I've just used a classic name for the genre. I'm a big fan of Cities: Skylines.

At a country scale some simulation techniques need to change. For example, tilemaps become ridiculously inefficient (a byte per 10m^2 becomes tens of GBs), so they either need some form of compression, or the simulation has to use vector-based maps instead (more like Cities Skylines).

Another quirk is that at a country scale agent-based simulation becomes less interesting, because individual agents don't influence much, only their collective behavior is big enough to matter, and that starts looking just like a normal distribution of the simulation data you put in.


>at a country scale agent-based simulation becomes less interesting, because individual agents don't influence much, only their collective behavior is big enough to matter

This is very untrue, which is why this problem is infeasible.


For example rush hour is an emergent phenomenon. But it's something that is happening pretty regularly depending on typical work schedules. You can simulate thousands or millions of agents with their intricate goals of their daily lives to have it emerge naturally (and it's very fun to program that), or you can just hardcode fixed times for rush hours. In a big-picture view of country-wide statistics the difference between these approaches is underwhelmingly small.

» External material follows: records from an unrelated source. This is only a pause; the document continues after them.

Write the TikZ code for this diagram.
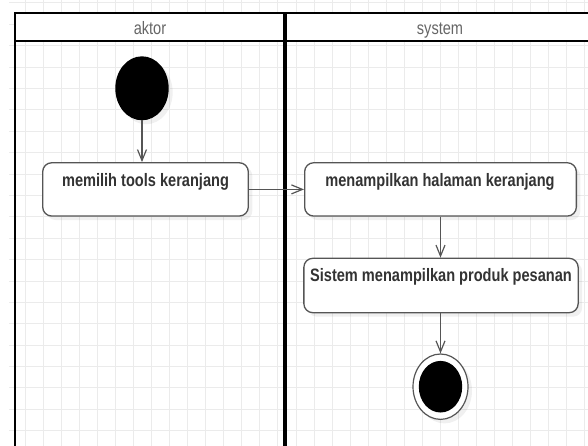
\documentclass[tikz,border=0pt]{standalone}
\usepackage{fontspec}
\setmainfont{Liberation Sans}[FakeStretch=0.81]
\usetikzlibrary{arrows.meta,shadows,shapes.geometric}
\definecolor{gridc}{HTML}{EBEBEB}
\definecolor{linec}{HTML}{555555}
\definecolor{txtc}{HTML}{333333}
\definecolor{headc}{HTML}{666666}
\tikzset{
  actbox/.style={draw=linec, line width=1.3pt, fill=white, rounded corners=9pt,
    drop shadow={opacity=0.12, shadow xshift=4pt, shadow yshift=-4pt}},
  acttext/.style={anchor=base, text=txtc, inner sep=0pt, font=\fontsize{18}{20}\selectfont\bfseries},
  headtext/.style={anchor=base, text=headc, inner sep=0pt, font=\fontsize{18}{20}\selectfont},
  flow/.style={draw=linec, line width=1.2pt, -{Straight Barb[length=11pt,width=9pt,line width=1.2pt]}},
  lane/.style={draw=black, line width=2pt},
}
\begin{document}
\begin{tikzpicture}[x=1pt,y=-1pt]
\useasboundingbox (0,0) rectangle (588,446);
\clip (0,0) rectangle (588,446);
% grid
\foreach \i in {0,...,31} {
  \draw[gridc, line width=0.9pt] ({25.5+18.03*\i},0) -- ({25.5+18.03*\i},446);
}
\foreach \j in {0,...,20} {
  \draw[gridc, line width=0.9pt] (9,{2.9+21.39*\j}) -- (588,{2.9+21.39*\j});
}
% lanes
\fill[white] (15,13) rectangle (600,41);
\draw[lane] (15,460) -- (15,13) -- (600,13);
\draw[lane] (15,41) -- (600,41);
\draw[draw=black, line width=4pt] (285,13) -- (285,460);
\node[headtext] (h1) at (150,34.3) {aktor};
\node[headtext] (h2) at (440,34.3) {system};
% start
\node[ellipse, fill=black, minimum width=53.4pt, minimum height=64pt, inner sep=0pt,
  drop shadow={opacity=0.12, shadow xshift=4pt, shadow yshift=-4pt}] (start) at (142,88.3) {};
% activity boxes
\node[actbox, minimum width=205.6pt, minimum height=53.3pt] (n1) at (145.5,189.4) {};
\node[acttext] (t1) at (145.5,186.6) {memilih tools keranjang};
\node[actbox, minimum width=271.7pt, minimum height=53.3pt] (n2) at (440.5,189.4) {};
\node[acttext] (t2) at (440,186.2) {menampilkan halaman keranjang};
\node[actbox, minimum width=274.3pt, minimum height=54.4pt] (n3) at (441,285.5) {};
\node[acttext] (t3) at (441,281.7) {Sistem menampilkan produk pesanan};
% end
\node[ellipse, draw=linec, line width=1.2pt, fill=white, minimum width=55pt, minimum height=65.4pt, inner sep=0pt,
  drop shadow={opacity=0.12, shadow xshift=4pt, shadow yshift=-4pt}] (end) at (440.5,386.7) {};
\node[ellipse, fill=black, minimum width=43.4pt, minimum height=51.6pt, inner sep=0pt] (endin) at (440.5,386.7) {};
% flows
\draw[flow] (start.south) -- (start.south |- n1.north);
\draw[flow] (n1.east) -- (n2.west);
\draw[flow] (n2.south) -- (n2.south |- n3.north);
\draw[flow] (end.north |- n3.south) -- (end.north);
\end{tikzpicture}
\end{document}
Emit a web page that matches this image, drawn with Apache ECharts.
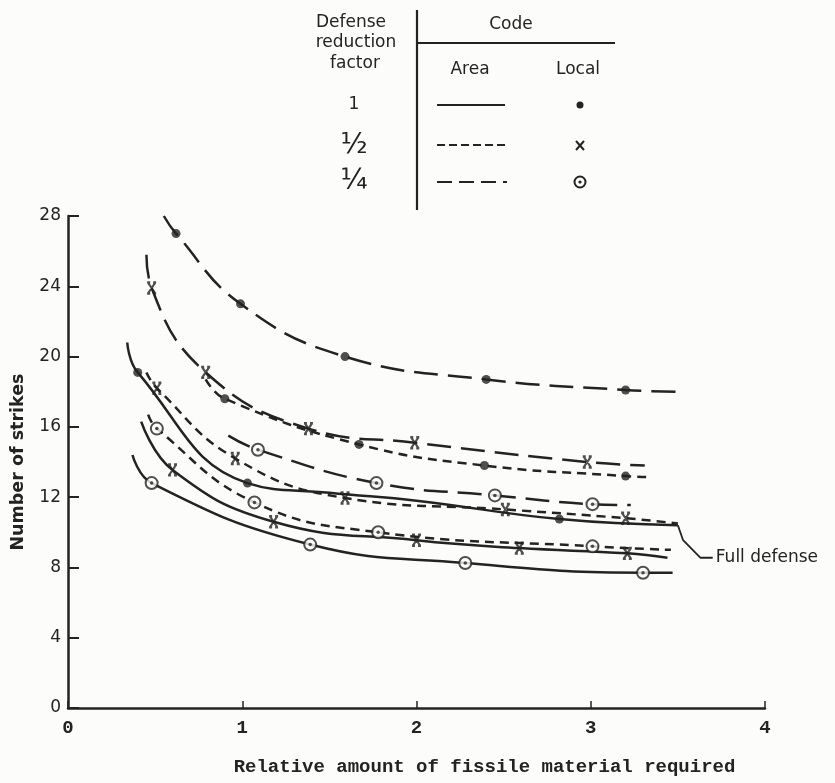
<!DOCTYPE html>
<html>
<head>
<meta charset="utf-8">
<title>Number of strikes vs fissile material</title>
<script src="https://cdn.jsdelivr.net/npm/echarts@6/dist/echarts.min.js"></script>
<style>
  html, body { margin: 0; padding: 0; background: #fcfcfb; }
  #chart { width: 835px; height: 783px; }
</style>
</head>
<body>
<div id="chart"></div>
<script>
// Axis ticks
const xTicks = [0, 1, 2, 3, 4];
const yTicks = [0, 4, 8, 12, 16, 20, 24, 28];

// Curves: [relative fissile amount, number of strikes, 1 = plotted point / 0 = curve end]
// Named by defense reduction factor: area code (line style) / local code (marker)
const area14_local1 = [[0.55, 28.0, 0], [0.62, 27.0, 1], [0.99, 23.0, 1], [1.59, 20.0, 1], [2.40, 18.7, 1], [3.20, 18.1, 1], [3.50, 18.0, 0]];
const area14_local12 = [[0.45, 25.8, 0], [0.48, 23.9, 1], [0.79, 19.1, 1], [1.38, 15.9, 1], [1.99, 15.1, 1], [2.98, 14.0, 1], [3.31, 13.8, 0]];
const area12_local1 = [[0.79, 18.7, 0], [0.90, 17.6, 1], [1.67, 15.0, 1], [2.39, 13.8, 1], [3.20, 13.2, 1], [3.32, 13.15, 0]];
const area1_local1 = [[0.34, 20.8, 0], [0.40, 19.1, 1], [1.03, 12.8, 1], [1.50, 12.25, 0], [2.00, 11.8, 0], [2.82, 10.75, 1], [3.50, 10.4, 0]];
const area12_local12 = [[0.45, 19.1, 0], [0.51, 18.2, 1], [0.96, 14.2, 1], [1.59, 11.95, 1], [2.51, 11.3, 1], [3.20, 10.8, 1], [3.50, 10.5, 0]];
const area14_local14 = [[0.92, 15.5, 0], [1.09, 14.7, 1], [1.77, 12.8, 1], [2.45, 12.1, 1], [3.01, 11.6, 1], [3.23, 11.55, 0]];
const area12_local14 = [[0.46, 16.7, 0], [0.51, 15.9, 1], [1.07, 11.7, 1], [1.78, 10.0, 1], [3.01, 9.2, 1], [3.46, 9.0, 0]];
const area1_local12 = [[0.42, 16.3, 0], [0.60, 13.55, 1], [1.18, 10.6, 1], [2.00, 9.55, 1], [2.59, 9.1, 1], [3.21, 8.8, 1], [3.44, 8.55, 0]];
const area1_local14 = [[0.37, 14.4, 0], [0.48, 12.8, 1], [1.39, 9.3, 1], [2.28, 8.25, 1], [3.30, 7.7, 1], [3.47, 7.7, 0]];

// Leader from the full-defense curve to its label
const fullDefenseLeader = [[3.50, 10.4], [3.53, 9.55], [3.63, 8.55], [3.70, 8.55]];
const fullDefenseText = 'Full defense';

const INK = '#232323';
const PAPER = '#fcfcfb';
const SOLID = 'solid';
const SHORT = [9, 6];
const LONG = [24, 10];

const curves = [
  { name: 'area14_local1', pts: area14_local1, dash: LONG, mark: 'dot' },
  { name: 'area14_local12', pts: area14_local12, dash: LONG, mark: 'x' },
  { name: 'area12_local1', pts: area12_local1, dash: SHORT, mark: 'dot' },
  { name: 'area1_local1', pts: area1_local1, dash: SOLID, mark: 'dot' },
  { name: 'area12_local12', pts: area12_local12, dash: SHORT, mark: 'x' },
  { name: 'area14_local14', pts: area14_local14, dash: LONG, mark: 'ring' },
  { name: 'area12_local14', pts: area12_local14, dash: SHORT, mark: 'ring' },
  { name: 'area1_local12', pts: area1_local12, dash: SOLID, mark: 'x' },
  { name: 'area1_local14', pts: area1_local14, dash: SOLID, mark: 'ring' }
];

const X_PATH = 'path://M0,0L10,12M10,0L0,12M-1,0L3,0M7,0L11,0M-1,12L3,12M7,12L11,12';

function markerSeries(c) {
  const pts = c.pts.filter(p => p[2] === 1).map(p => [p[0], p[1]]);
  const out = [];
  if (c.mark === 'dot') {
    out.push({ type: 'scatter', name: c.name + '_pts', data: pts, symbol: 'circle', symbolSize: 9,
      itemStyle: { color: INK }, z: 5, silent: true });
  } else if (c.mark === 'x') {
    out.push({ type: 'scatter', name: c.name + '_pts', data: pts, symbol: X_PATH, symbolSize: [9, 11],
      itemStyle: { color: 'rgba(0,0,0,0)', borderColor: INK, borderWidth: 2.2 }, z: 5, silent: true });
  } else {
    out.push({ type: 'scatter', name: c.name + '_pts', data: pts, symbol: 'circle', symbolSize: 12,
      itemStyle: { color: PAPER, borderColor: INK, borderWidth: 2 }, z: 5, silent: true });
    out.push({ type: 'scatter', name: c.name + '_ctr', data: pts, symbol: 'circle', symbolSize: 3.5,
      itemStyle: { color: INK }, z: 6, silent: true });
  }
  return out;
}

const series = [];
curves.forEach(c => {
  series.push({
    type: 'line', name: c.name,
    data: c.pts.map(p => [p[0], p[1]]),
    smooth: 0.45,
    showSymbol: false, symbol: 'none',
    lineStyle: { color: INK, width: 2.5, type: c.dash, cap: 'butt' },
    clip: true, silent: true, z: 3
  });
  markerSeries(c).forEach(s => series.push(s));
});

series.push({
  type: 'line', name: 'fullDefenseLeader',
  data: fullDefenseLeader.map((p, i) => i === fullDefenseLeader.length - 1
    ? { value: p, label: { show: true, position: 'right', distance: 3, formatter: fullDefenseText,
        fontFamily: 'DejaVu Sans', fontSize: 17, color: INK } }
    : p),
  symbol: 'circle', showSymbol: true, symbolSize: 0.1,
  lineStyle: { color: INK, width: 1.8 }, clip: false, silent: true, z: 3
});

// Key table in the upper part of the figure
function keyText(text, x, y, size) {
  return { type: 'text', x: x, y: y, silent: true,
    style: { text: text, font: (size || 17) + 'px "DejaVu Sans"', fill: INK, align: 'center', verticalAlign: 'middle' } };
}
function keyLine(x1, y1, x2, y2, w, dash) {
  return { type: 'line', silent: true, shape: { x1: x1, y1: y1, x2: x2, y2: y2 },
    style: { stroke: INK, lineWidth: w, lineDash: dash || null } };
}
const graphic = [
  keyText('Defense', 351, 23),
  keyText('reduction', 356, 43),
  keyText('factor', 355, 64),
  keyLine(417, 10, 417, 210, 2.2),
  keyText('Code', 511, 25),
  keyLine(417, 43, 615, 43, 1.8),
  keyText('Area', 470, 70),
  keyText('Local', 578, 70),
  keyText('1', 354, 105),
  keyText('½', 354, 146, 28),
  keyText('¼', 354, 182, 28),
  keyLine(437, 105, 505, 105, 2),
  keyLine(437, 145, 507, 145, 2, [8, 4]),
  keyLine(437, 182, 507, 182, 2, [15, 7]),
  { type: 'circle', silent: true, shape: { cx: 580, cy: 105, r: 3.5 }, style: { fill: INK } },
  keyLine(576, 141, 584, 150, 2),
  keyLine(584, 141, 576, 150, 2),
  { type: 'circle', silent: true, shape: { cx: 580, cy: 182, r: 5.5 }, style: { fill: PAPER, stroke: INK, lineWidth: 2 } },
  { type: 'circle', silent: true, shape: { cx: 580, cy: 182, r: 1.6 }, style: { fill: INK } }
];

const chart = echarts.init(document.getElementById('chart'), null, { renderer: 'canvas' });
chart.setOption({
  backgroundColor: PAPER,
  animation: false,
  grid: { left: 68, right: 70, top: 216, bottom: 75, containLabel: false },
  xAxis: {
    type: 'value', min: 0, max: 4, interval: 1,
    name: 'Relative amount of fissile material required',
    nameLocation: 'middle', nameGap: 50,
    nameTextStyle: { fontFamily: 'Liberation Mono', fontWeight: 'bold', fontSize: 19, color: INK, padding: [0, 0, 0, 136] },
    axisLine: { show: true, lineStyle: { color: INK, width: 2.5 } },
    axisTick: { show: true, inside: true, length: 7, lineStyle: { color: INK, width: 1.5 } },
    axisLabel: { fontFamily: 'Liberation Mono', fontWeight: 'bold', fontSize: 19, color: INK, margin: 11,
      formatter: v => String(xTicks[xTicks.indexOf(v)]) },
    splitLine: { show: false }
  },
  yAxis: {
    type: 'value', min: 0, max: 28, interval: 4,
    name: 'Number of strikes',
    nameLocation: 'middle', nameGap: 41, nameRotate: 90,
    nameTextStyle: { fontFamily: 'DejaVu Sans', fontWeight: 'bold', fontSize: 17.5, color: INK },
    axisLine: { show: true, lineStyle: { color: INK, width: 2.5 } },
    axisTick: { show: true, inside: true, length: 11, lineStyle: { color: INK, width: 2 } },
    axisLabel: { fontFamily: 'DejaVu Sans', fontSize: 17, color: INK, margin: 7,
      formatter: v => String(yTicks[yTicks.indexOf(v)]) },
    splitLine: { show: false }
  },
  graphic: graphic,
  series: series
});
</script>
</body>
</html>
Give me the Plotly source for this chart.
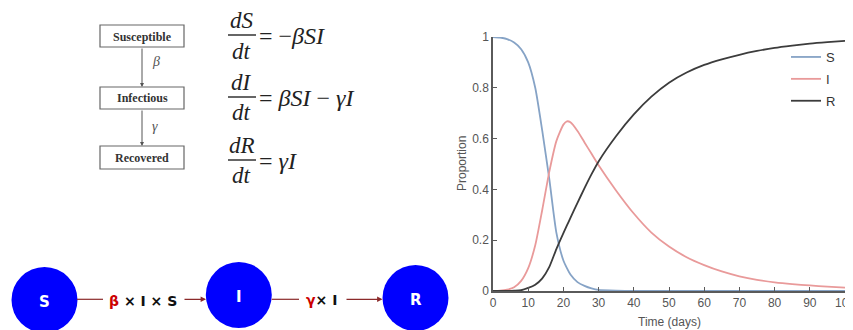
import plotly.graph_objects as go

W, H = 853, 330
OFF = 8  # page body margin offset of the rendered figure

# ---- data ----
t = [0, 2, 4, 6, 8, 10, 12, 14, 16, 18, 20, 21, 22, 24, 26, 28, 30, 35, 40, 45,
     50, 55, 60, 65, 70, 75, 80, 85, 90, 95, 100]
S = [1.0, 0.998, 0.992, 0.978, 0.952, 0.9, 0.8, 0.63, 0.44, 0.23, 0.12, 0.09, 0.065, 0.035,
     0.02, 0.01, 0.004, 0.001, 0.0, 0.0, 0.0, 0.0, 0.0, 0.0, 0.0, 0.0, 0.0, 0.0, 0.0, 0.0, 0.0]
I = [0.0, 0.001, 0.005, 0.015, 0.04, 0.09, 0.18, 0.32, 0.47, 0.59, 0.655, 0.668, 0.664, 0.63,
     0.585, 0.54, 0.495, 0.395, 0.305, 0.23, 0.175, 0.133, 0.102, 0.077, 0.058, 0.044, 0.034,
     0.027, 0.022, 0.017, 0.013]
R = [0.0, 0.0, 0.0, 0.001, 0.003, 0.012, 0.025, 0.05, 0.095, 0.165, 0.228, 0.258, 0.288, 0.347,
     0.405, 0.46, 0.51, 0.61, 0.695, 0.765, 0.82, 0.86, 0.89, 0.912, 0.93, 0.945, 0.957,
     0.966, 0.974, 0.98, 0.985]
x_ticks = [0, 10, 20, 30, 40, 50, 60, 70, 80, 90, 100]
y_ticks = [0, 0.2, 0.4, 0.6, 0.8, 1]
y_tick_text = ["0", "0.2", "0.4", "0.6", "0.8", "1"]
series_names = ["S", "I", "R"]
series_colors = ["#86a3c6", "#e99a9a", "#3c3c3c"]

box_labels = ["Susceptible", "Infectious", "Recovered"]
node_labels = ["S", "I", "R"]


def X(x):
    return (x - OFF) / W


def Y(y):
    return 1 - (y - OFF) / H


fig = go.Figure()
for name, vals, col in zip(series_names, [S, I, R], series_colors):
    fig.add_trace(go.Scatter(x=t, y=vals, mode="lines", name=name, legendgroup=name,
                             line=dict(color=col, width=1.8, shape="spline", smoothing=0.6)))

shapes = []
annotations = []

# ---- flow chart boxes ----
box_y = [(25, 47), (87, 109), (146, 169)]
for lab, (y0, y1) in zip(box_labels, box_y):
    shapes.append(dict(type="rect", xref="paper", yref="paper", x0=X(100), x1=X(184),
                       y0=Y(y1), y1=Y(y0), line=dict(color="#666", width=1.2)))
    annotations.append(dict(xref="paper", yref="paper", x=X(142), y=Y((y0 + y1) / 2 + 0.5),
                            text="<b>" + lab + "</b>", showarrow=False,
                            font=dict(family="Liberation Serif", size=12, color="#333"),
                            xanchor="center", yanchor="middle"))
# arrows between boxes
for (ys, ye) in [(47, 87), (109, 146)]:
    annotations.append(dict(xref="paper", yref="paper", x=X(142), y=Y(ye), ax=0, ay=-(ye - ys),
                            text="", showarrow=True, arrowhead=2, arrowsize=0.8,
                            arrowwidth=1, arrowcolor="#555", standoff=0))
for txt, yy in [("β", 62), ("γ", 126)]:
    annotations.append(dict(xref="paper", yref="paper", x=X(150), y=Y(yy), text="<i>" + txt + "</i>",
                            showarrow=False, font=dict(family="Liberation Serif", size=14, color="#555"),
                            xanchor="left", yanchor="middle"))

# ---- equations ----
eqs = [("dS", "= −<i>βSI</i>", 35),
       ("dI", "= <i>βSI</i> − <i>γI</i>", 97),
       ("dR", "= <i>γI</i>", 160)]
efont = dict(family="Liberation Serif", size=23, color="#222")
rfont = dict(family="Liberation Serif", size=24, color="#222")
for num, rhs, by in eqs:
    shapes.append(dict(type="line", xref="paper", yref="paper", x0=X(228), x1=X(256),
                       y0=Y(by), y1=Y(by), line=dict(color="#333", width=1.5)))
    annotations.append(dict(xref="paper", yref="paper", x=X(242), y=Y(by - 15), text="<i>" + num + "</i>",
                            showarrow=False, font=efont, xanchor="center", yanchor="middle"))
    annotations.append(dict(xref="paper", yref="paper", x=X(242), y=Y(by + 16), text="<i>dt</i>",
                            showarrow=False, font=efont, xanchor="center", yanchor="middle"))
    annotations.append(dict(xref="paper", yref="paper", x=X(257), y=Y(by + 0.5), text=rhs,
                            showarrow=False, font=rfont, xanchor="left", yanchor="middle"))

# ---- bottom network ----
nodes = [(44.5, 300), (238.8, 295), (415.5, 298)]
r = 33
for lab, (cx, cy) in zip(node_labels, nodes):
    shapes.append(dict(type="circle", xref="paper", yref="paper", x0=X(cx - r), x1=X(cx + r),
                       y0=Y(cy + r), y1=Y(cy - r), fillcolor="#0000ff", line=dict(color="#0000ff", width=0)))
    annotations.append(dict(xref="paper", yref="paper", x=X(cx), y=Y(cy + 1.5), text="<b>" + lab + "</b>",
                            showarrow=False, font=dict(family="DejaVu Sans", size=15, color="white"),
                            xanchor="center", yanchor="middle"))
link_col = "#8b2a2a"
ly = 299.3
for x0, x1 in [(77, 103), (271.7, 299)]:
    shapes.append(dict(type="line", xref="paper", yref="paper", x0=X(x0), x1=X(x1), y0=Y(ly), y1=Y(ly),
                       line=dict(color=link_col, width=1.2)))
for x0, x1 in [(183, 206), (345, 382.5)]:
    annotations.append(dict(xref="paper", yref="paper", x=X(x1), y=Y(ly), ax=-(x1 - x0), ay=0, text="",
                            showarrow=True, arrowhead=2, arrowsize=0.9, arrowwidth=1.2,
                            arrowcolor=link_col, standoff=0))
nfont = dict(family="DejaVu Sans", size=14, color="#111")
annotations.append(dict(xref="paper", yref="paper", x=X(143), y=Y(300.5),
                        text="<b><span style='color:#cc0000'>β</span> × I × S</b>", showarrow=False,
                        font=nfont, xanchor="center", yanchor="middle"))
annotations.append(dict(xref="paper", yref="paper", x=X(321.5), y=Y(300),
                        text="<b><span style='color:#cc0000'>γ</span>× I</b>", showarrow=False,
                        font=nfont, xanchor="center", yanchor="middle"))

# ---- axis titles ----
annotations.append(dict(xref="paper", yref="paper", x=X(462), y=Y(164), text="Proportion", textangle=-90,
                        showarrow=False, font=dict(family="Liberation Sans", size=12, color="#555"),
                        xanchor="center", yanchor="middle"))
annotations.append(dict(xref="paper", yref="paper", x=X(669), y=Y(322), text="Time (days)",
                        showarrow=False, font=dict(family="Liberation Sans", size=12, color="#555"),
                        xanchor="center", yanchor="middle"))

axis_common = dict(showline=True, linecolor="#5a5a5a", linewidth=1.5, ticks="inside", ticklen=4,
                   tickcolor="#5a5a5a", showgrid=False, zeroline=False, automargin=False,
                   tickfont=dict(family="Liberation Sans", size=12, color="#555"))
fig.update_layout(
    width=W, height=H, margin=dict(l=0, r=0, t=0, b=0, pad=0, autoexpand=False),
    paper_bgcolor="white", plot_bgcolor="white",
    xaxis=dict(domain=[X(493), X(845)], range=[0, 100], tickvals=x_ticks, **axis_common),
    yaxis=dict(domain=[Y(291), Y(37)], range=[0, 1], tickvals=y_ticks, ticktext=y_tick_text, **axis_common),
    shapes=shapes, annotations=annotations,
    legend=dict(x=X(786), y=Y(42), xanchor="left", yanchor="top", bgcolor="rgba(0,0,0,0)",
                tracegroupgap=2,
                font=dict(family="Liberation Sans", size=13, color="#333")),
    showlegend=True,
)
fig.write_html("out.html")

It's sort of like simulating every atom of an object vs using Newtonian physics. There is a difference in accuracy, but it may not even become apparent or matter for gameplay.


Why do you say it’s untrue?



I'm pretty sure they're using SimCity as a trademark-turned-common name like Kleenex, band-aid, etc.


The techinical term is "genericised trademark" IIRC. Same goes for "Civilization" upthread, and for things like "Tetris" or (edit: to the extent trademark offices are corrupt enough to register it in the first place) "Chess".